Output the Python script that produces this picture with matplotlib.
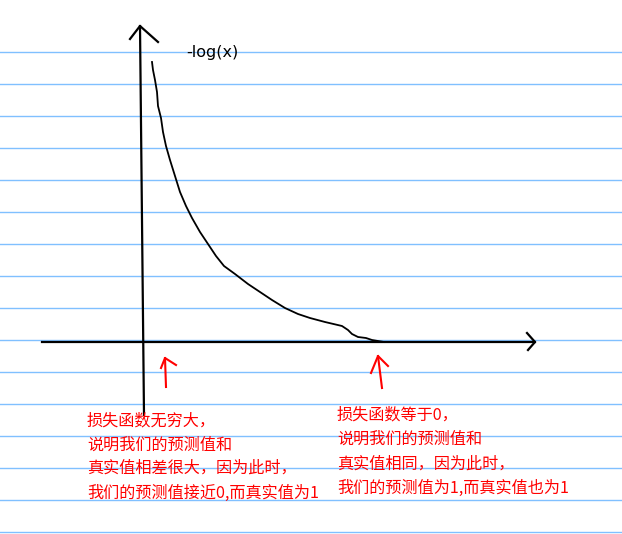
import matplotlib.pyplot as plt
import numpy as np

plt.rcParams['font.family'] = ['Noto Sans CJK SC', 'DejaVu Sans']

# hand-drawn -log(x) curve, sampled in picture pixels
curve_x = [152, 153, 155, 157, 158, 161, 163, 166, 170, 175, 180, 186, 192, 200, 208,
           216, 224, 235, 248, 260, 272, 285, 298, 310, 325, 342, 348, 352, 358, 366,
           372, 378, 384]
curve_y = [62, 70, 80, 92, 106, 118, 132, 146, 160, 176, 192, 206, 218, 232, 244,
           256, 266, 274, 284, 292, 300, 308, 314, 318, 322, 326, 330, 334, 337, 338,
           340, 341, 342]

ruled_y = np.arange(52, 534, 32)

left_lines = ["损失函数无穷大，", "说明我们的预测值和", "真实值相差很大，因为此时，",
              "我们的预测值接近0,而真实值为1"]
right_lines = ["损失函数等于0，", "说明我们的预测值和", "真实值相同，因为此时，",
               "我们的预测值为1,而真实值也为1"]
left_y = [421, 445, 468, 493]
right_y = [415, 439, 464, 488]

fig = plt.figure(figsize=(6.22, 5.34), dpi=100, facecolor='w')
ax = fig.add_axes([0, 0, 1, 1])
ax.set_xlim(0, 622)
ax.set_ylim(534, 0)
ax.axis('off')

for y in ruled_y:
    ax.plot([0, 622], [y, y], color='#80c0ff', lw=1.0, zorder=1)

# axes drawn by hand
ax.plot([140, 144], [26, 415], color='k', lw=1.6, zorder=3)
ax.plot([130, 140, 158], [39, 26, 42], color='k', lw=1.6, zorder=3)
ax.plot([42, 535], [342, 342], color='k', lw=1.6, zorder=3)
ax.plot([527, 535, 528], [333, 342, 350], color='k', lw=1.6, zorder=3)

ax.plot(curve_x, curve_y, color='k', lw=1.3, zorder=3)
ax.text(186, 53, "-log(x)", fontsize=11.5, color='k', va='center', ha='left',
        family='DejaVu Sans')

# red arrows
ax.plot([166, 165], [387, 358], color='red', lw=1.5)
ax.plot([161, 165, 176], [368, 358, 365], color='red', lw=1.5)
ax.plot([382, 378], [388, 356], color='red', lw=1.5)
ax.plot([371, 378, 388], [373, 356, 366], color='red', lw=1.5)

for s, y in zip(left_lines, left_y):
    ax.text(87, y, s, fontsize=11.6, color='red', va='center', ha='left')
for s, y in zip(right_lines, right_y):
    ax.text(337, y, s, fontsize=11.6, color='red', va='center', ha='left')

fig.savefig('out.png', dpi=100)
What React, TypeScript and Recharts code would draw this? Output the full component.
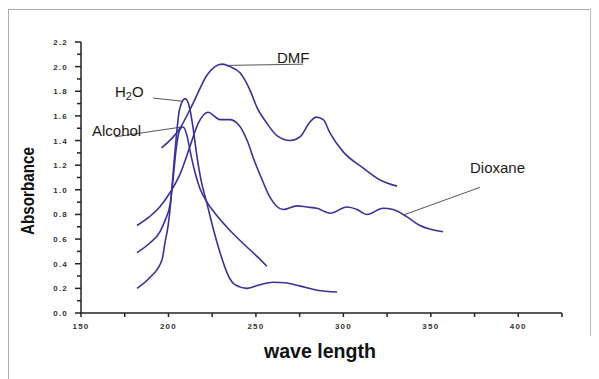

» Instructions to follow
Repeat the lines of the listing above verbatim, beginning at its first line and ending at the line containing "plt.rcParams['font.family'] = ['Noto", which is included. Omit pictures.

» Task solution
Output the Python script that produces this picture with matplotlib.
import matplotlib.pyplot as plt
import numpy as np

plt.rcParams['font.family'] = ['Noto Sans CJK SC', 'DejaVu Sans']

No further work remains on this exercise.